Lying there, you’ll suddenly become aware of a bizarre cognition you have had, a sort-of pre-sleep dream.

For many of us, it will come as a comfort, a reassurance that sleep’s soft embrace is imminent, but for Franz Kafka, it was an inspiration to write.

In his diaries, he wrote: "...again it was the power of my dreams, shining forth into wakefulness even before I fall asleep, which did not let me sleep."

Italian doctor Antonio Perciaccante has been studying Kafka’s insomnia and its effect on his work, and shared some of his findings with ResearchGate this week.

Of that passage in question, he concludes: “This seems to be a clear description of a hypnagogic hallucination, a vivid visual hallucination experienced just before the sleep onset.”

Sleep and lack thereof is of course a central theme in Kafka's best known work, Metamorphosis, and plays on protagonist Gregor’s mind. It seems there was a strong dose of autobiography at play.
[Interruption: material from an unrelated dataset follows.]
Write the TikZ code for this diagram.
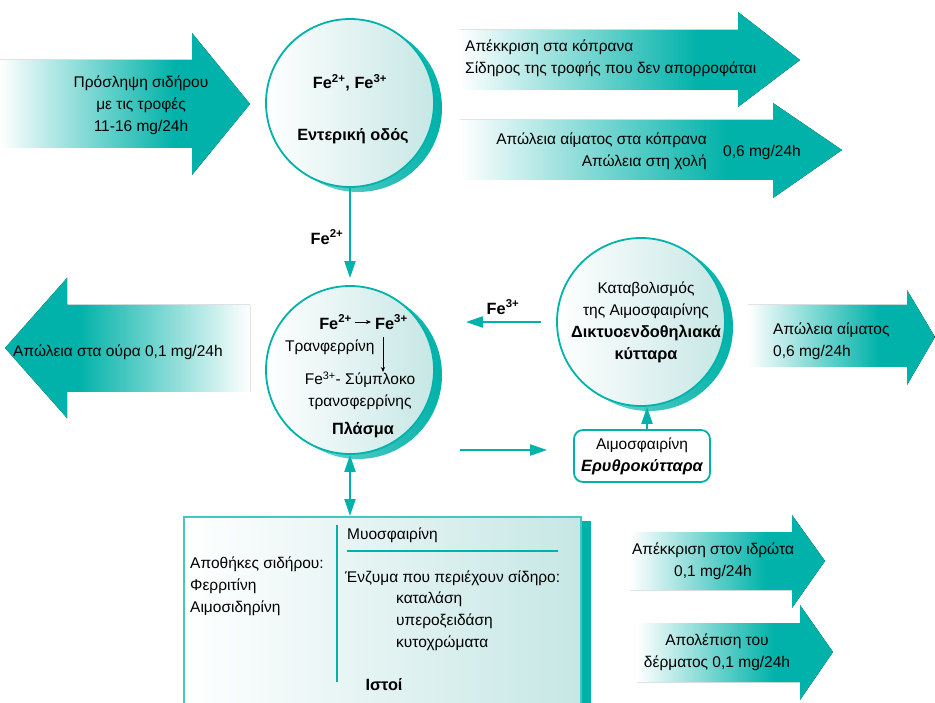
\documentclass[tikz,border=0pt]{standalone}
\usepackage{fontspec}
\setmainfont{Liberation Sans}
\usetikzlibrary{arrows.meta,shadows,calc}

\definecolor{teal0}{RGB}{0,178,169}
\definecolor{tealfill}{RGB}{198,231,229}
\definecolor{tealedge}{RGB}{70,198,192}

% fades for the block arrows: white tail, solid teal towards the head
\pgfdeclarehorizontalshading{fadeR}{100bp}{color(0bp)=(white); color(25bp)=(white); color(60bp)=(teal0); color(100bp)=(teal0)}
\pgfdeclarehorizontalshading{fadeL}{100bp}{color(0bp)=(teal0); color(40bp)=(teal0); color(75bp)=(white); color(100bp)=(white)}

\newcommand\chg[1]{\textsuperscript{#1}}

\tikzset{
  txt/.style={font=\fontsize{15.5}{22}\selectfont},
  btxt/.style={font=\fontsize{16.3}{22}\selectfont\bfseries},
  every node/.append style={inner sep=0pt, txt},
  cell/.style={circle, draw=teal0, line width=1.8pt, left color=white, right color=tealfill,
    minimum size=168pt,
    general shadow={left color=teal0!45, right color=teal0, shadow xshift=8pt, shadow yshift=-5pt}},
  conn/.style={draw=teal0, line width=2pt, -{Triangle[length=17pt,width=11pt]}},
  biconn/.style={draw=teal0, line width=2pt, {Triangle[length=17pt,width=11pt]}-{Triangle[length=17pt,width=11pt]}},
  smallarrow/.style={draw=black, line width=0.7pt, -{Stealth[length=5pt,width=4pt]}},
  fadeRight/.style={shading=fadeR},
  fadeLeft/.style={shading=fadeL},
}

\begin{document}
\begin{tikzpicture}[x=1pt,y=-1pt]
\useasboundingbox (0,0) rectangle (935,703);

% ---------- block arrows ----------
\fill[fadeRight] (0,60) -- (192,60) -- (192,33) -- (250,104) -- (192,175) -- (192,148) -- (0,148) -- cycle;
\fill[fadeRight] (460,30) -- (738,30) -- (738,12) -- (800,60) -- (738,107) -- (738,90) -- (460,90) -- cycle;
\fill[fadeRight] (460,120) -- (773,120) -- (773,103) -- (842,150) -- (773,198) -- (773,180) -- (460,180) -- cycle;
\fill[fadeLeft] (250,305) -- (67,305) -- (67,278) -- (5,348) -- (67,418) -- (67,392) -- (250,392) -- cycle;
\fill[fadeRight] (748,305) -- (907,305) -- (907,290) -- (935,337) -- (907,385) -- (907,367) -- (748,367) -- cycle;
\fill[fadeRight] (630,532) -- (792,532) -- (792,515) -- (825,561) -- (792,608) -- (792,590) -- (630,590) -- cycle;
\fill[fadeRight] (637,623) -- (800,623) -- (800,605) -- (833,652) -- (800,700) -- (800,682) -- (637,682) -- cycle;

\node[align=center] (intake) at (141,105) {Πρόσληψη σιδήρου\\με τις τροφές\\11-16 mg/24h};
\node[align=left, anchor=west] (stool) at (465,58.5) {Απέκκριση στα κόπρανα\\Σίδηρος της τροφής που δεν απορροφάται};
\node[align=right, anchor=east] (bile) at (707,151) {Απώλεια αίματος στα κόπρανα\\Απώλεια στη χολή};
\node[anchor=west] (bileAmt) at (723,152) {0,6 mg/24h};
\node[anchor=west] (urine) at (13,352) {Απώλεια στα ούρα 0,1 mg/24h};
\node[align=left, anchor=west] (blood) at (773,341) {Απώλεια αίματος\\0,6 mg/24h};
\node[align=center] (sweat) at (713,561) {Απέκκριση στον ιδρώτα\\0,1 mg/24h};
\node[align=center] (skin) at (717,652) {Απολέπιση του\\δέρματος 0,1 mg/24h};

% ---------- compartments ----------
\node[cell] (gut) at (350,103) {};
\node[btxt] (gutIons) at (350,83) {Fe\chg{2+}, Fe\chg{3+}};
\node[btxt] (gutName) at (353,136) {Εντερική οδός};

\node[cell] (plasma) at (350,370) {};
\node[btxt, anchor=east] (fe2) at (352,322) {Fe\chg{2+}};
\node[btxt, anchor=west] (fe3) at (375,322) {Fe\chg{3+}};
\draw[smallarrow] ([xshift=3pt]fe2.east) -- ([xshift=-4pt]fe3.west);
\node[anchor=west] (tf) at (285,347) {Τρανφερρίνη};
\coordinate (tfTop) at (383,337);
\coordinate (tfBot) at (383,372);
\draw[smallarrow] (tfTop) -- (tfBot);
\node[align=center] (complex) at (360,391) {Fe\chg{3+}- Σύμπλοκο\\τρανσφερρίνης};
\node[btxt] (plasmaName) at (363,430) {Πλάσμα};

\node[cell] (re) at (641,322) {};
\node[align=center] (reText) at (646,322) {Καταβολισμός\\της Αιμοσφαιρίνης\\{\fontsize{16.3}{22}\selectfont\bfseries Δικτυοενδοθηλιακά}\\{\fontsize{16.3}{22}\selectfont\bfseries κύτταρα}};

\node[draw=teal0, line width=1.8pt, rounded corners=9pt, fill=white,
      minimum width=136pt, minimum height=52pt, align=center] (hb) at (642,456)
      {Αιμοσφαιρίνη\\{\fontsize{16.3}{22}\selectfont\bfseries\itshape Ερυθροκύτταρα}};

% tissue panel with its solid offset shadow
\fill[teal0] (193,521) rectangle (591,712);
\node[draw=tealedge, line width=1.5pt, left color=white, right color=tealfill,
      minimum width=397pt, minimum height=190pt, anchor=north west] (tissue) at (183,516) {};
\coordinate (divTop) at (337,525);
\coordinate (divBot) at (337,682);
\draw[teal0, line width=1.6pt] (divTop) -- (divBot);
\coordinate (ruleL) at (347,551);
\coordinate (ruleR) at (558,551);
\draw[teal0, line width=1.6pt] (ruleL) -- (ruleR);
\node[anchor=west] (myo) at (347,535) {Μυοσφαιρίνη};
\node[align=left, anchor=west] (stores) at (190,586) {Αποθήκες σιδήρου:\\Φερριτίνη\\Αιμοσιδηρίνη};
\node[anchor=west] (enz) at (345,578) {Ένζυμα που περιέχουν σίδηρο:};
\node[align=left, anchor=west] (enzList) at (396,621) {καταλάση\\υπεροξειδάση\\κυτοχρώματα};
\node[btxt] (tissueName) at (384,685) {Ιστοί};

% ---------- connectors ----------
\draw[conn, shorten >=7pt] (gut.south) -- (plasma.north);
\node[btxt] (labFe2) at (327,237) {Fe\chg{2+}};

\draw[conn, shorten <=15pt, shorten >=31pt] (re.west) -- (re.west -| plasma.east);
\node[btxt] (labFe3) at (503,307) {Fe\chg{3+}};

\coordinate (toHb) at (460,450);
\draw[conn, shorten >=26pt] (toHb) -- (toHb -| hb.west);

\draw[conn] ([xshift=5pt]hb.north) -- ([xshift=5pt]hb.north |- re.south);

\draw[biconn] (plasma.south) -- (plasma.south |- tissue.north);

\end{tikzpicture}
\end{document}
“Kafka himself affirmed that writing in a sleep-deprived state provides access to otherwise inaccessible thoughts,” Perciaccante explained.

“He said of the experience, '... how easily everything can be said as if a great fire had been prepared for all these things in which the strangest thoughts emerge and again disappear.' Of his own role in the process he remarked, 'all I possess are certain powers which, at a depth almost inaccessible at normal conditions, shape themselves into literature.'"

Feeling somehow more creatively inspired and likely to think more kinetically in the middle of the night than in the morning is something I’m sure many can relate to, but insomnia’s creative opportunities don’t negate its mental toll. Kafka once referred to sleep as "the most innocent creature there is and sleepless man the most guilty."